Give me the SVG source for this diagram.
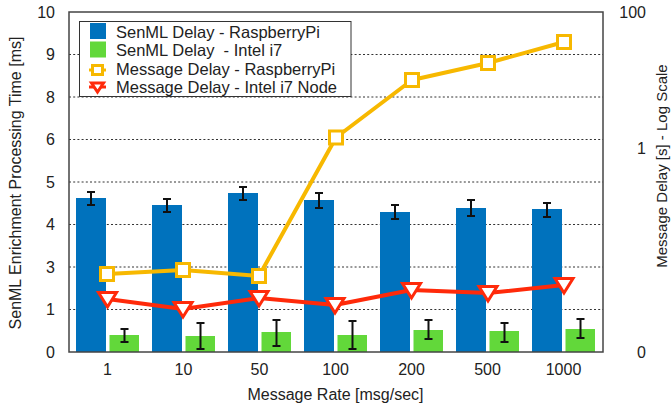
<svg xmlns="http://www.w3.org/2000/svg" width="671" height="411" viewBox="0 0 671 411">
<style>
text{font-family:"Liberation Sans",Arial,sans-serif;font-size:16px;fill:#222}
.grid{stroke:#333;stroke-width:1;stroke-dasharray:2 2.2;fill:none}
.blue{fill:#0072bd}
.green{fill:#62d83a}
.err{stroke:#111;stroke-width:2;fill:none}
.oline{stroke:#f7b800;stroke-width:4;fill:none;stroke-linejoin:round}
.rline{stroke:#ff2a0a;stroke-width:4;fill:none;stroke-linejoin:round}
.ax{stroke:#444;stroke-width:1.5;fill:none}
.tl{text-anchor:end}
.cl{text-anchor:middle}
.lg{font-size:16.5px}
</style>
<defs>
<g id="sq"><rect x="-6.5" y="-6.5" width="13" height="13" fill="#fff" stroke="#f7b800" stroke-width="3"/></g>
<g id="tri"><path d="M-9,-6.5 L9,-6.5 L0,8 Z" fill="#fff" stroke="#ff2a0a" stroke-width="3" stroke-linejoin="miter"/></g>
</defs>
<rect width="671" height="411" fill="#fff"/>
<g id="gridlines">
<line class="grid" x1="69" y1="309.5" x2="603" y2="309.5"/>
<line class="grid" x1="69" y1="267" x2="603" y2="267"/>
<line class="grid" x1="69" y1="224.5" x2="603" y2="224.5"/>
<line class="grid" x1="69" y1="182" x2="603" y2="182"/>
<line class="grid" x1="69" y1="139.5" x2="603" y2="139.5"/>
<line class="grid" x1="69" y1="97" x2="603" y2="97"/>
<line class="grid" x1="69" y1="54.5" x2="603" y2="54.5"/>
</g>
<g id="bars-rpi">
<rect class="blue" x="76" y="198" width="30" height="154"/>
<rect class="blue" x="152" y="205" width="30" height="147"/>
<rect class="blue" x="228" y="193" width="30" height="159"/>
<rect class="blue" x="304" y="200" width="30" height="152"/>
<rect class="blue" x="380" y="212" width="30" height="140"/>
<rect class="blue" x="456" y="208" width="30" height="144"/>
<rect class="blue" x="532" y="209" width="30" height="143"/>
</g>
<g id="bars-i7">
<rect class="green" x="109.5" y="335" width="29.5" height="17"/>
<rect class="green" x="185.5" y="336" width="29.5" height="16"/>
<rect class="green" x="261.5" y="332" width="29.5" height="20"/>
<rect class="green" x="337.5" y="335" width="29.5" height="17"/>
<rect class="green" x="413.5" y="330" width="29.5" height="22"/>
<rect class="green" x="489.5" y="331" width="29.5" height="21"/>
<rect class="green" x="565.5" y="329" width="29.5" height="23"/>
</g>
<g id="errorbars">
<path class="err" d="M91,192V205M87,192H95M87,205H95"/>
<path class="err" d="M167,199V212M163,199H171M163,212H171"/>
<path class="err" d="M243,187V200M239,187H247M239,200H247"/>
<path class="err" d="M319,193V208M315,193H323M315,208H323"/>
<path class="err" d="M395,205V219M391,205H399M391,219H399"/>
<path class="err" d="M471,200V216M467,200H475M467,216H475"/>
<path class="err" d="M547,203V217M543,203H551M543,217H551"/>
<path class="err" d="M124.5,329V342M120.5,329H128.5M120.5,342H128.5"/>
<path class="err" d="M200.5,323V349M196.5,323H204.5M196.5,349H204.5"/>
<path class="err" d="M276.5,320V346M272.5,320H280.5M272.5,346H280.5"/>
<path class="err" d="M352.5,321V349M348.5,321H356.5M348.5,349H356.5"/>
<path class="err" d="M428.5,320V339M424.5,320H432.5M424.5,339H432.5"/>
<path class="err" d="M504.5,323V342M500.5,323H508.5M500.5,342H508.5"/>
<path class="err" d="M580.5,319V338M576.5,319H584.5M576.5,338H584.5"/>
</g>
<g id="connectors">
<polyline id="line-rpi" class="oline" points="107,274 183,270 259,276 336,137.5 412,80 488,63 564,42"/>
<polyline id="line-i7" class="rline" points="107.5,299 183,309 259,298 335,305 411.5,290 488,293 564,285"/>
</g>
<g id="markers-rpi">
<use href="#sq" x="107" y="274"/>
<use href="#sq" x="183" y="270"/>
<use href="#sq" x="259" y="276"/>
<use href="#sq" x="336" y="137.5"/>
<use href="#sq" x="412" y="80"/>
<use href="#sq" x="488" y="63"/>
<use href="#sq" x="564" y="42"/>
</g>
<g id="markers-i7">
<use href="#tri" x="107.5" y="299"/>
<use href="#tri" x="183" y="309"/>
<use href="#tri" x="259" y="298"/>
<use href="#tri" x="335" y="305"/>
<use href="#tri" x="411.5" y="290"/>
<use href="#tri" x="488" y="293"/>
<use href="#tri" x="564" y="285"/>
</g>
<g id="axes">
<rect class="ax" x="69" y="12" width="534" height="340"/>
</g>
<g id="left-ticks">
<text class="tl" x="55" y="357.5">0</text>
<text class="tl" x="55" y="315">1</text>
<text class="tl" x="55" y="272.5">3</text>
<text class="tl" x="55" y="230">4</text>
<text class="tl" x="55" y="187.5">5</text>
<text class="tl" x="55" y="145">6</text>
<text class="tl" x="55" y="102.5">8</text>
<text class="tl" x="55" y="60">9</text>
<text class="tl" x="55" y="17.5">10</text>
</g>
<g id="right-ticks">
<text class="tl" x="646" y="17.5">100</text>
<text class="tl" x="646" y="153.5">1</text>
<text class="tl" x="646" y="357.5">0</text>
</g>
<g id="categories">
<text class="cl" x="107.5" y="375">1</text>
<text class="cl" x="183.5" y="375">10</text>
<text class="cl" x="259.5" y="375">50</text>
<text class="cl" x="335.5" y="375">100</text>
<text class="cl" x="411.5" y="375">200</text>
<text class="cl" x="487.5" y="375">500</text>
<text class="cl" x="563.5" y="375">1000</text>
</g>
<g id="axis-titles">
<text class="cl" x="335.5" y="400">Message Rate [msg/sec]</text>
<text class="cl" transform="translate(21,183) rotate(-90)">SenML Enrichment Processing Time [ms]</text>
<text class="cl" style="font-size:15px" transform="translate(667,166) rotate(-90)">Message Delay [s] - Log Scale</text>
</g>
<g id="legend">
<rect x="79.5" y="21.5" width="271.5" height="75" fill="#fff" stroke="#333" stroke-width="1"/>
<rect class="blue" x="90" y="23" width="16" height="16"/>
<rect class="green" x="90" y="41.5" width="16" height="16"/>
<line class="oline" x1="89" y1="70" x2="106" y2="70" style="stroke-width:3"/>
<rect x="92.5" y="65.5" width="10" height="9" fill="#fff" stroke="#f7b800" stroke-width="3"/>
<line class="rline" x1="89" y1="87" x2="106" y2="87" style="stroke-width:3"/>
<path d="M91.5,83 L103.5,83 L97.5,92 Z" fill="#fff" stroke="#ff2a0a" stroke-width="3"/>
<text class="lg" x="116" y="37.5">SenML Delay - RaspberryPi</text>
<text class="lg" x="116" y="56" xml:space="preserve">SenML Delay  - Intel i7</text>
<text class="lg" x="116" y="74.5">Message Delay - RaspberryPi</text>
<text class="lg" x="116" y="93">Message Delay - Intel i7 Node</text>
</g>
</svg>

==================================================

What you should do
Reproduce the material above in full, exactly, with no images.

Task response
Give me the SVG source for this diagram.
<svg xmlns="http://www.w3.org/2000/svg" width="671" height="411" viewBox="0 0 671 411">
<style>
text{font-family:"Liberation Sans",Arial,sans-serif;font-size:16px;fill:#222}
.grid{stroke:#333;stroke-width:1;stroke-dasharray:2 2.2;fill:none}
.blue{fill:#0072bd}
.green{fill:#62d83a}
.err{stroke:#111;stroke-width:2;fill:none}
.oline{stroke:#f7b800;stroke-width:4;fill:none;stroke-linejoin:round}
.rline{stroke:#ff2a0a;stroke-width:4;fill:none;stroke-linejoin:round}
.ax{stroke:#444;stroke-width:1.5;fill:none}
.tl{text-anchor:end}
.cl{text-anchor:middle}
.lg{font-size:16.5px}
</style>
<defs>
<g id="sq"><rect x="-6.5" y="-6.5" width="13" height="13" fill="#fff" stroke="#f7b800" stroke-width="3"/></g>
<g id="tri"><path d="M-9,-6.5 L9,-6.5 L0,8 Z" fill="#fff" stroke="#ff2a0a" stroke-width="3" stroke-linejoin="miter"/></g>
</defs>
<rect width="671" height="411" fill="#fff"/>
<g id="gridlines">
<line class="grid" x1="69" y1="309.5" x2="603" y2="309.5"/>
<line class="grid" x1="69" y1="267" x2="603" y2="267"/>
<line class="grid" x1="69" y1="224.5" x2="603" y2="224.5"/>
<line class="grid" x1="69" y1="182" x2="603" y2="182"/>
<line class="grid" x1="69" y1="139.5" x2="603" y2="139.5"/>
<line class="grid" x1="69" y1="97" x2="603" y2="97"/>
<line class="grid" x1="69" y1="54.5" x2="603" y2="54.5"/>
</g>
<g id="bars-rpi">
<rect class="blue" x="76" y="198" width="30" height="154"/>
<rect class="blue" x="152" y="205" width="30" height="147"/>
<rect class="blue" x="228" y="193" width="30" height="159"/>
<rect class="blue" x="304" y="200" width="30" height="152"/>
<rect class="blue" x="380" y="212" width="30" height="140"/>
<rect class="blue" x="456" y="208" width="30" height="144"/>
<rect class="blue" x="532" y="209" width="30" height="143"/>
</g>
<g id="bars-i7">
<rect class="green" x="109.5" y="335" width="29.5" height="17"/>
<rect class="green" x="185.5" y="336" width="29.5" height="16"/>
<rect class="green" x="261.5" y="332" width="29.5" height="20"/>
<rect class="green" x="337.5" y="335" width="29.5" height="17"/>
<rect class="green" x="413.5" y="330" width="29.5" height="22"/>
<rect class="green" x="489.5" y="331" width="29.5" height="21"/>
<rect class="green" x="565.5" y="329" width="29.5" height="23"/>
</g>
<g id="errorbars">
<path class="err" d="M91,192V205M87,192H95M87,205H95"/>
<path class="err" d="M167,199V212M163,199H171M163,212H171"/>
<path class="err" d="M243,187V200M239,187H247M239,200H247"/>
<path class="err" d="M319,193V208M315,193H323M315,208H323"/>
<path class="err" d="M395,205V219M391,205H399M391,219H399"/>
<path class="err" d="M471,200V216M467,200H475M467,216H475"/>
<path class="err" d="M547,203V217M543,203H551M543,217H551"/>
<path class="err" d="M124.5,329V342M120.5,329H128.5M120.5,342H128.5"/>
<path class="err" d="M200.5,323V349M196.5,323H204.5M196.5,349H204.5"/>
<path class="err" d="M276.5,320V346M272.5,320H280.5M272.5,346H280.5"/>
<path class="err" d="M352.5,321V349M348.5,321H356.5M348.5,349H356.5"/>
<path class="err" d="M428.5,320V339M424.5,320H432.5M424.5,339H432.5"/>
<path class="err" d="M504.5,323V342M500.5,323H508.5M500.5,342H508.5"/>
<path class="err" d="M580.5,319V338M576.5,319H584.5M576.5,338H584.5"/>
</g>
<g id="connectors">
<polyline id="line-rpi" class="oline" points="107,274 183,270 259,276 336,137.5 412,80 488,63 564,42"/>
<polyline id="line-i7" class="rline" points="107.5,299 183,309 259,298 335,305 411.5,290 488,293 564,285"/>
</g>
<g id="markers-rpi">
<use href="#sq" x="107" y="274"/>
<use href="#sq" x="183" y="270"/>
<use href="#sq" x="259" y="276"/>
<use href="#sq" x="336" y="137.5"/>
<use href="#sq" x="412" y="80"/>
<use href="#sq" x="488" y="63"/>
<use href="#sq" x="564" y="42"/>
</g>
<g id="markers-i7">
<use href="#tri" x="107.5" y="299"/>
<use href="#tri" x="183" y="309"/>
<use href="#tri" x="259" y="298"/>
<use href="#tri" x="335" y="305"/>
<use href="#tri" x="411.5" y="290"/>
<use href="#tri" x="488" y="293"/>
<use href="#tri" x="564" y="285"/>
</g>
<g id="axes">
<rect class="ax" x="69" y="12" width="534" height="340"/>
</g>
<g id="left-ticks">
<text class="tl" x="55" y="357.5">0</text>
<text class="tl" x="55" y="315">1</text>
<text class="tl" x="55" y="272.5">3</text>
<text class="tl" x="55" y="230">4</text>
<text class="tl" x="55" y="187.5">5</text>
<text class="tl" x="55" y="145">6</text>
<text class="tl" x="55" y="102.5">8</text>
<text class="tl" x="55" y="60">9</text>
<text class="tl" x="55" y="17.5">10</text>
</g>
<g id="right-ticks">
<text class="tl" x="646" y="17.5">100</text>
<text class="tl" x="646" y="153.5">1</text>
<text class="tl" x="646" y="357.5">0</text>
</g>
<g id="categories">
<text class="cl" x="107.5" y="375">1</text>
<text class="cl" x="183.5" y="375">10</text>
<text class="cl" x="259.5" y="375">50</text>
<text class="cl" x="335.5" y="375">100</text>
<text class="cl" x="411.5" y="375">200</text>
<text class="cl" x="487.5" y="375">500</text>
<text class="cl" x="563.5" y="375">1000</text>
</g>
<g id="axis-titles">
<text class="cl" x="335.5" y="400">Message Rate [msg/sec]</text>
<text class="cl" transform="translate(21,183) rotate(-90)">SenML Enrichment Processing Time [ms]</text>
<text class="cl" style="font-size:15px" transform="translate(667,166) rotate(-90)">Message Delay [s] - Log Scale</text>
</g>
<g id="legend">
<rect x="79.5" y="21.5" width="271.5" height="75" fill="#fff" stroke="#333" stroke-width="1"/>
<rect class="blue" x="90" y="23" width="16" height="16"/>
<rect class="green" x="90" y="41.5" width="16" height="16"/>
<line class="oline" x1="89" y1="70" x2="106" y2="70" style="stroke-width:3"/>
<rect x="92.5" y="65.5" width="10" height="9" fill="#fff" stroke="#f7b800" stroke-width="3"/>
<line class="rline" x1="89" y1="87" x2="106" y2="87" style="stroke-width:3"/>
<path d="M91.5,83 L103.5,83 L97.5,92 Z" fill="#fff" stroke="#ff2a0a" stroke-width="3"/>
<text class="lg" x="116" y="37.5">SenML Delay - RaspberryPi</text>
<text class="lg" x="116" y="56" xml:space="preserve">SenML Delay  - Intel i7</text>
<text class="lg" x="116" y="74.5">Message Delay - RaspberryPi</text>
<text class="lg" x="116" y="93">Message Delay - Intel i7 Node</text>
</g>
</svg>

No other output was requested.